The split in the Labour Party was already apparent under Jeremy Corbyn’s leadership. In 2017 Labour made much of the May government’s obvious problems and the open dissent among her own nominal supporters, as she appealed for a mandate for a Brexit deal that was vague at best and, like all compromises, had few friends anywhere.

By the 2019 election, fatigue, brutal party management by the Conservatives and Boris Johnson’s “oven ready deal” posed a much tougher challenge. Last December convoluted formulas were concocted by Labour to reconcile the irreconcilable; the referendum result of 2016; the devout Europhilia of most of the membership and the MPs; the mild Euroscepticism of the leader and the old left; the enthusiasts for the second referendum, led by Keir Starmer; and the “soft Brexit” faction.

Labour has united behind opposition to “no deal”, but what of the future? For Starmer it would probably best if the Europe issue just went away, but it may not, because there are so many “Remainers” represented in the higher echelons of the party and its middle class membership, especially in London and other big cities. Emily Thornberry might be considered the epitome of the Europhile tendency. Against them are those who claim that Labour can never win back its “red wall” seats and traditional working class supporters in towns and suburbs – archetypally represented by Lisa Nandy.
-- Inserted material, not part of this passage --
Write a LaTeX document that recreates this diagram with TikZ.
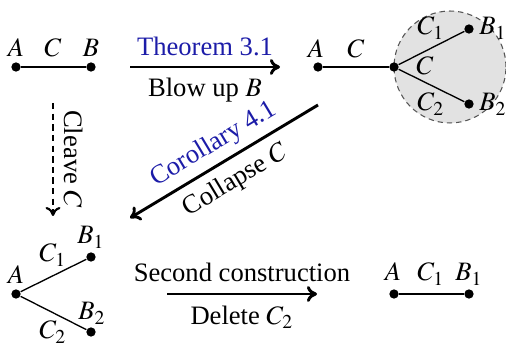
\documentclass[tikz,border=0pt]{standalone}
\usepackage{mathptmx}
\usepackage{fontspec}
\setmainfont{Liberation Serif}
\usetikzlibrary{arrows.meta}
\definecolor{RefBlue}{HTML}{1C1CA8}
\definecolor{Shade}{HTML}{E2E2E2}
\definecolor{Rim}{HTML}{555555}
\tikzset{
  vertex/.style={circle, fill=black, inner sep=0pt, minimum size=3.5pt},
  tag/.style={anchor=base, inner sep=0pt},
  edge/.style={line width=0.5pt},
  move/.style={-{To[length=3.8pt,width=6pt]}, line width=1.1pt},
  hint/.style={-{To[length=3.4pt,width=5.6pt]}, line width=0.8pt, dash pattern=on 2.4pt off 1.6pt},
  note/.style={inner sep=3.5pt},
  ref/.style={text=RefBlue}
}

\begin{document}
\begin{tikzpicture}[x=0.376pt,y=-0.376pt]
  \useasboundingbox (0,0) rectangle (506,344);
  % the segment A -- B
  \node[vertex] (a0) at (16,67) {};
  \node[vertex] (b0) at (91,67) {};
  \node[tag] (la0) at (16,57) {$A$};
  \node[tag] (lc0) at (53,57) {$C$};
  \node[tag] (lb0) at (91,57) {$B$};
  \draw[edge] (a0)--(b0);

  % blown up at B
  \node[circle, draw=Rim, fill=Shade, line width=0.4pt, dash pattern=on 2pt off 1.5pt,
        minimum size=42.1pt, inner sep=0pt] (blob) at (450,67) {};
  \node[vertex] (a1) at (318,67) {};
  \node[vertex] (m1) at (394,67) {};
  \node[vertex] (p1) at (469,29) {};
  \node[vertex] (q1) at (469,104) {};
  \node[tag] (la1) at (316,58) {$A$};
  \node[tag] (lc1) at (356,58) {$C$};
  \node[tag] (lp1) at (431,35) {$C_1$};
  \node[tag] (lm1) at (425,75) {$C$};
  \node[tag] (lq1) at (431,111) {$C_2$};
  \node[tag] (lbp1) at (493,35) {$B_1$};
  \node[tag] (lbq1) at (493,111) {$B_2$};
  \draw[edge] (a1)--(m1);
  \draw[edge] (m1)--(p1);
  \draw[edge] (m1)--(q1);

  % cleaved at C
  \node[vertex] (a2) at (16,294) {};
  \node[vertex] (p2) at (91,257) {};
  \node[vertex] (q2) at (91,332) {};
  \node[tag] (la2) at (16,284) {$A$};
  \node[tag] (lp2) at (53,262) {$C_1$};
  \node[tag] (lq2) at (53,339) {$C_2$};
  \node[tag] (lbp2) at (91,244) {$B_1$};
  \node[tag] (lbq2) at (92,320) {$B_2$};
  \draw[edge] (a2)--(p2);
  \draw[edge] (a2)--(q2);

  % after deleting C_2
  \node[vertex] (a3) at (394,294) {};
  \node[vertex] (b3) at (469,294) {};
  \node[tag] (la3) at (393,281) {$A$};
  \node[tag] (lc3) at (431,281) {$C_1$};
  \node[tag] (lb3) at (469,281) {$B_1$};
  \draw[edge] (a3)--(b3);

  % the moves
  \coordinate (t0) at (130,67);
  \coordinate (t1) at (280,67);
  \coordinate (k0) at (318,105);
  \coordinate (k1) at (130,218);
  \coordinate (v0) at (53,103);
  \coordinate (v1) at (53,216);
  \coordinate (s0) at (167,294);
  \coordinate (s1) at (317,294);
  \draw[move] (t0)--(t1)
    node[midway, above, note, ref] (thm) {Theorem 3.1}
    node[midway, below, note] (blow) {Blow up $B$};
  \draw[move] (k0)--(k1)
    node[midway, above, sloped, inner sep=2.4pt, ref] (cor) {Corollary 4.1}
    node[midway, below, sloped, inner sep=3.4pt] (coll) {Collapse $C$};
  \draw[hint] (v0)--(v1);
  \node[rotate=-90] (cleave) at (73,159) {Cleave $C$};
  \draw[move] (s0)--(s1)
    node[midway, above, note, inner sep=4.2pt] (sec) {Second construction}
    node[midway, below, note, inner sep=4pt] (del) {Delete $C_2$};
\end{tikzpicture}
\end{document}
Before the EU embraced the “social dimension” to the European project in about 1988, Labour was the more divided and Eurosceptic of the two parties, having campaigned to leave the EU (without a referendum) in 1983 and launched the first referendum. Nor was it in those days purely a left-right issue. As far back as 1962 the leader of the party, Hugh Gaitskell, a reformist social democrat, disappointed his allies when he famously cited “the end of a thousand years of history”, Commonwealth loyalties and parliamentary democracy as reasons enough to oppose the Tory government’s application to join the forerunner of the EU. Indeed the constitutional innovation of a referendum was in part a successful attempt by the party to end the schism. It seems some of those old arguments are about to return. If so, then expect the Conservatives, from the novel position of party unity, to make the most of the spectacle.